Task input -
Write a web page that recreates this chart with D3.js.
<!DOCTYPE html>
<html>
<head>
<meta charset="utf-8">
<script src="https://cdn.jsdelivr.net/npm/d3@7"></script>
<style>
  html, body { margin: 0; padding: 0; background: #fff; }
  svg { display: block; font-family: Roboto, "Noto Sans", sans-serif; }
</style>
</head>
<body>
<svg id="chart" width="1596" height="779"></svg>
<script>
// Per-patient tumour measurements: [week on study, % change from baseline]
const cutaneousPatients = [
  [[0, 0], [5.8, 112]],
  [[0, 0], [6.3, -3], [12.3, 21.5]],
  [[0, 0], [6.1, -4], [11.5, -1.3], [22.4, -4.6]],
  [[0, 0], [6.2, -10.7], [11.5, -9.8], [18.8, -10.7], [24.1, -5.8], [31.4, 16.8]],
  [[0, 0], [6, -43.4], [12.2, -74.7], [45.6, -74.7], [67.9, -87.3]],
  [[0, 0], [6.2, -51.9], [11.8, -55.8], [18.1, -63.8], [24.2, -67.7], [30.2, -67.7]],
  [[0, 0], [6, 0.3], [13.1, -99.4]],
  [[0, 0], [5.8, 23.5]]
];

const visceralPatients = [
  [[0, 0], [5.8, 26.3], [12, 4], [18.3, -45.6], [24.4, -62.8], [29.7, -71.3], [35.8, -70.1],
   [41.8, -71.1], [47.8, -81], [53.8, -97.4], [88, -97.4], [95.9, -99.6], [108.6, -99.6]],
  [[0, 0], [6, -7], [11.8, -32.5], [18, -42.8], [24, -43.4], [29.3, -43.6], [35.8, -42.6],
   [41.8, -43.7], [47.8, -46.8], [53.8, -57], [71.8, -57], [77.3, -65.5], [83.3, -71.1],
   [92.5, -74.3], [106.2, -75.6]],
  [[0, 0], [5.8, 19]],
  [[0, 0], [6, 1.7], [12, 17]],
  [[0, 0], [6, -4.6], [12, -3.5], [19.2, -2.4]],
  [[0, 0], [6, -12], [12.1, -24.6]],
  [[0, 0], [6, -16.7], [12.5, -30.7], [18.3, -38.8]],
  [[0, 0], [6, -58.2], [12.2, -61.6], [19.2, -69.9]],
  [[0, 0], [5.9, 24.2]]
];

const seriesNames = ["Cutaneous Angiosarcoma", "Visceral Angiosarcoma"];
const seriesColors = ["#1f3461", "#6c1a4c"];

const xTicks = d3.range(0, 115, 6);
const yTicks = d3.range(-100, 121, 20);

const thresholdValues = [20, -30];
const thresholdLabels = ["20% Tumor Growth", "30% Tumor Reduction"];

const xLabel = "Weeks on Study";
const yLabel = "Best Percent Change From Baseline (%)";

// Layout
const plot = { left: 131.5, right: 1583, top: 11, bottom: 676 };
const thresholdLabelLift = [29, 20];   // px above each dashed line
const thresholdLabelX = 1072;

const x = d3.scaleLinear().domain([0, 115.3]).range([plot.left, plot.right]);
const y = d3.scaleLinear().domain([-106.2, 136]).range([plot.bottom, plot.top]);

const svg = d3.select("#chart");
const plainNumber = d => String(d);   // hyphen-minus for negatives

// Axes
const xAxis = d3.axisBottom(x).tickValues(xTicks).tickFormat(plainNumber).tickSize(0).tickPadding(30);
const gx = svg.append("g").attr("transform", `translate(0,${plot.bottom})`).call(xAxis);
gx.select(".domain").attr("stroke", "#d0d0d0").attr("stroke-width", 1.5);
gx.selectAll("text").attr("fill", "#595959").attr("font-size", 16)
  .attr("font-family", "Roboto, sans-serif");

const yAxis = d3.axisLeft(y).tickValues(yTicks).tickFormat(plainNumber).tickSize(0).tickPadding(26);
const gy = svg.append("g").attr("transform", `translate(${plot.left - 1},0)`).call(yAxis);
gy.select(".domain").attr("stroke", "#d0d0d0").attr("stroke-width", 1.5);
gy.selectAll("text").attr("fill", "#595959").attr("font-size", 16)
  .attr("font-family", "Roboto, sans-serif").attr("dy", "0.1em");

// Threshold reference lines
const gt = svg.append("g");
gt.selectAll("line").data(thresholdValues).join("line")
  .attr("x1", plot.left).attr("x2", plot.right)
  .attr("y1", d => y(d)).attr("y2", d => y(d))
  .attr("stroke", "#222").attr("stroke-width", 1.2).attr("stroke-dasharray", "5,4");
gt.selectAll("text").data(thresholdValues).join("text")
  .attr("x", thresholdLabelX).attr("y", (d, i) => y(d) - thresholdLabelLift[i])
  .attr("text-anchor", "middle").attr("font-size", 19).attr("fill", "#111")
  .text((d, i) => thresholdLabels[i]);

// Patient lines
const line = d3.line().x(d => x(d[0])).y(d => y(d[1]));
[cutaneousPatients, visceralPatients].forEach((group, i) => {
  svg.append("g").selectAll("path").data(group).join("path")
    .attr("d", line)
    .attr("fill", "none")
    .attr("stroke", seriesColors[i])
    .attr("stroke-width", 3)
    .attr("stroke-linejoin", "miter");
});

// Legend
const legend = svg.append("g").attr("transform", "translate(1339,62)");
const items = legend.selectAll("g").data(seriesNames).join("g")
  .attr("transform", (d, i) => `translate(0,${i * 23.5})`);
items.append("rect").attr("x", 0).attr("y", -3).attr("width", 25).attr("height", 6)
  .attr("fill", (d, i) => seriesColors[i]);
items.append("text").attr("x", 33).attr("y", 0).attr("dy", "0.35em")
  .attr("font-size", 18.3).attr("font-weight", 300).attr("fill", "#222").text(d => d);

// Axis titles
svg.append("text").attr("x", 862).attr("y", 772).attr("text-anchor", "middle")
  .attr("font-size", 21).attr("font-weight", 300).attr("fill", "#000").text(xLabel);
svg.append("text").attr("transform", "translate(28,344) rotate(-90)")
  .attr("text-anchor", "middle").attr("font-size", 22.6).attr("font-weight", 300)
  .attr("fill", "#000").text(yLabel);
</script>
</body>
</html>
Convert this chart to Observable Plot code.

Written problem -
Print out the whole listing exactly as it appears.

Task answer -
Write a web page that recreates this chart with D3.js.
<!DOCTYPE html>
<html>
<head>
<meta charset="utf-8">
<script src="https://cdn.jsdelivr.net/npm/d3@7"></script>
<style>
  html, body { margin: 0; padding: 0; background: #fff; }
  svg { display: block; font-family: Roboto, "Noto Sans", sans-serif; }
</style>
</head>
<body>
<svg id="chart" width="1596" height="779"></svg>
<script>
// Per-patient tumour measurements: [week on study, % change from baseline]
const cutaneousPatients = [
  [[0, 0], [5.8, 112]],
  [[0, 0], [6.3, -3], [12.3, 21.5]],
  [[0, 0], [6.1, -4], [11.5, -1.3], [22.4, -4.6]],
  [[0, 0], [6.2, -10.7], [11.5, -9.8], [18.8, -10.7], [24.1, -5.8], [31.4, 16.8]],
  [[0, 0], [6, -43.4], [12.2, -74.7], [45.6, -74.7], [67.9, -87.3]],
  [[0, 0], [6.2, -51.9], [11.8, -55.8], [18.1, -63.8], [24.2, -67.7], [30.2, -67.7]],
  [[0, 0], [6, 0.3], [13.1, -99.4]],
  [[0, 0], [5.8, 23.5]]
];

const visceralPatients = [
  [[0, 0], [5.8, 26.3], [12, 4], [18.3, -45.6], [24.4, -62.8], [29.7, -71.3], [35.8, -70.1],
   [41.8, -71.1], [47.8, -81], [53.8, -97.4], [88, -97.4], [95.9, -99.6], [108.6, -99.6]],
  [[0, 0], [6, -7], [11.8, -32.5], [18, -42.8], [24, -43.4], [29.3, -43.6], [35.8, -42.6],
   [41.8, -43.7], [47.8, -46.8], [53.8, -57], [71.8, -57], [77.3, -65.5], [83.3, -71.1],
   [92.5, -74.3], [106.2, -75.6]],
  [[0, 0], [5.8, 19]],
  [[0, 0], [6, 1.7], [12, 17]],
  [[0, 0], [6, -4.6], [12, -3.5], [19.2, -2.4]],
  [[0, 0], [6, -12], [12.1, -24.6]],
  [[0, 0], [6, -16.7], [12.5, -30.7], [18.3, -38.8]],
  [[0, 0], [6, -58.2], [12.2, -61.6], [19.2, -69.9]],
  [[0, 0], [5.9, 24.2]]
];

const seriesNames = ["Cutaneous Angiosarcoma", "Visceral Angiosarcoma"];
const seriesColors = ["#1f3461", "#6c1a4c"];

const xTicks = d3.range(0, 115, 6);
const yTicks = d3.range(-100, 121, 20);

const thresholdValues = [20, -30];
const thresholdLabels = ["20% Tumor Growth", "30% Tumor Reduction"];

const xLabel = "Weeks on Study";
const yLabel = "Best Percent Change From Baseline (%)";

// Layout
const plot = { left: 131.5, right: 1583, top: 11, bottom: 676 };
const thresholdLabelLift = [29, 20];   // px above each dashed line
const thresholdLabelX = 1072;

const x = d3.scaleLinear().domain([0, 115.3]).range([plot.left, plot.right]);
const y = d3.scaleLinear().domain([-106.2, 136]).range([plot.bottom, plot.top]);

const svg = d3.select("#chart");
const plainNumber = d => String(d);   // hyphen-minus for negatives

// Axes
const xAxis = d3.axisBottom(x).tickValues(xTicks).tickFormat(plainNumber).tickSize(0).tickPadding(30);
const gx = svg.append("g").attr("transform", `translate(0,${plot.bottom})`).call(xAxis);
gx.select(".domain").attr("stroke", "#d0d0d0").attr("stroke-width", 1.5);
gx.selectAll("text").attr("fill", "#595959").attr("font-size", 16)
  .attr("font-family", "Roboto, sans-serif");

const yAxis = d3.axisLeft(y).tickValues(yTicks).tickFormat(plainNumber).tickSize(0).tickPadding(26);
const gy = svg.append("g").attr("transform", `translate(${plot.left - 1},0)`).call(yAxis);
gy.select(".domain").attr("stroke", "#d0d0d0").attr("stroke-width", 1.5);
gy.selectAll("text").attr("fill", "#595959").attr("font-size", 16)
  .attr("font-family", "Roboto, sans-serif").attr("dy", "0.1em");

// Threshold reference lines
const gt = svg.append("g");
gt.selectAll("line").data(thresholdValues).join("line")
  .attr("x1", plot.left).attr("x2", plot.right)
  .attr("y1", d => y(d)).attr("y2", d => y(d))
  .attr("stroke", "#222").attr("stroke-width", 1.2).attr("stroke-dasharray", "5,4");
gt.selectAll("text").data(thresholdValues).join("text")
  .attr("x", thresholdLabelX).attr("y", (d, i) => y(d) - thresholdLabelLift[i])
  .attr("text-anchor", "middle").attr("font-size", 19).attr("fill", "#111")
  .text((d, i) => thresholdLabels[i]);

// Patient lines
const line = d3.line().x(d => x(d[0])).y(d => y(d[1]));
[cutaneousPatients, visceralPatients].forEach((group, i) => {
  svg.append("g").selectAll("path").data(group).join("path")
    .attr("d", line)
    .attr("fill", "none")
    .attr("stroke", seriesColors[i])
    .attr("stroke-width", 3)
    .attr("stroke-linejoin", "miter");
});

// Legend
const legend = svg.append("g").attr("transform", "translate(1339,62)");
const items = legend.selectAll("g").data(seriesNames).join("g")
  .attr("transform", (d, i) => `translate(0,${i * 23.5})`);
items.append("rect").attr("x", 0).attr("y", -3).attr("width", 25).attr("height", 6)
  .attr("fill", (d, i) => seriesColors[i]);
items.append("text").attr("x", 33).attr("y", 0).attr("dy", "0.35em")
  .attr("font-size", 18.3).attr("font-weight", 300).attr("fill", "#222").text(d => d);

// Axis titles
svg.append("text").attr("x", 862).attr("y", 772).attr("text-anchor", "middle")
  .attr("font-size", 21).attr("font-weight", 300).attr("fill", "#000").text(xLabel);
svg.append("text").attr("transform", "translate(28,344) rotate(-90)")
  .attr("text-anchor", "middle").attr("font-size", 22.6).attr("font-weight", 300)
  .attr("fill", "#000").text(yLabel);
</script>
</body>
</html>
Convert this chart to Observable Plot code.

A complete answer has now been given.